What makes Vancouver an attraction to tech companies?
JS: Vancouver is a sweet spot for the tech industry for a few key reasons. First and foremost, all the amazing local talent we have! Partnering with Canadian universities has been a huge advantage for Intel to attract and grow a talented employee base. Secondly, we are in very close proximity to other USA technology centres including Seattle and Silicon Valley (California). We’re even in the same time zone as the headquarters for most American tech companies, so in the increasingly-virtual work environment (where people can contribute from anywhere), Vancouver teams integrate easily, not requiring any special logistical accommodations. Lastly, the BC government is very friendly to technology employers, offering R&D credits and other incentives.
What are Intel’s future plans for its Vancouver site? How do you see it evolving?
JS: Intel’s Vancouver site is already home to employees from multiple top-level business units (e.g., Intel Foundry Services and Networking & Edge Group) and we intend to expand in both depth & breadth across Intel’s portfolio of products and services. The IFS team is at the core of the System Foundry strategy, providing value-added services to IFS clients globally.
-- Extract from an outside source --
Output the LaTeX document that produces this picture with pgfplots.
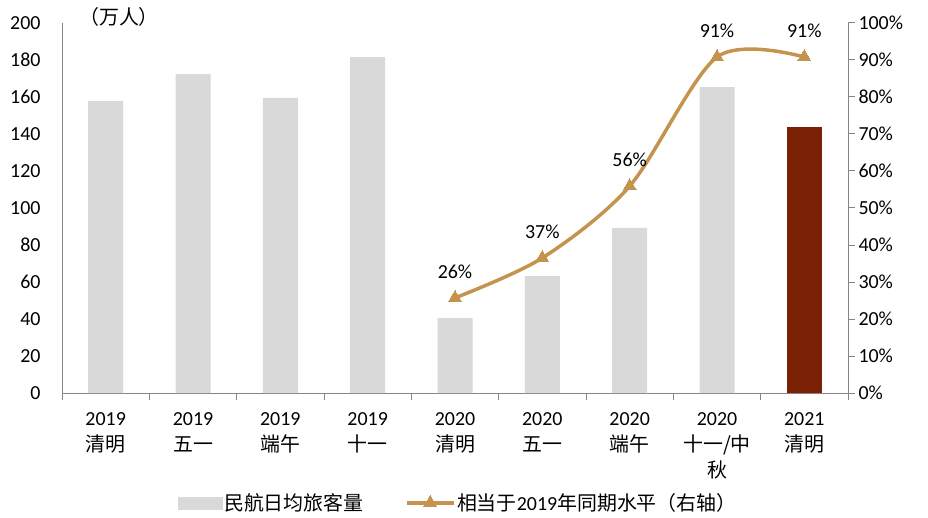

I see this role expanding as the IFS business grows from a few key customers to the second largest foundry in the world. Similarly, the NEX team is instrumental in delivering the IPU product line (silicon and software) which will become more and more strategic as it rolls out across the cloud industry. Over time I can see other business units recognizing the unique capabilities offered here in Vancouver and we welcome those avenues for growth as well.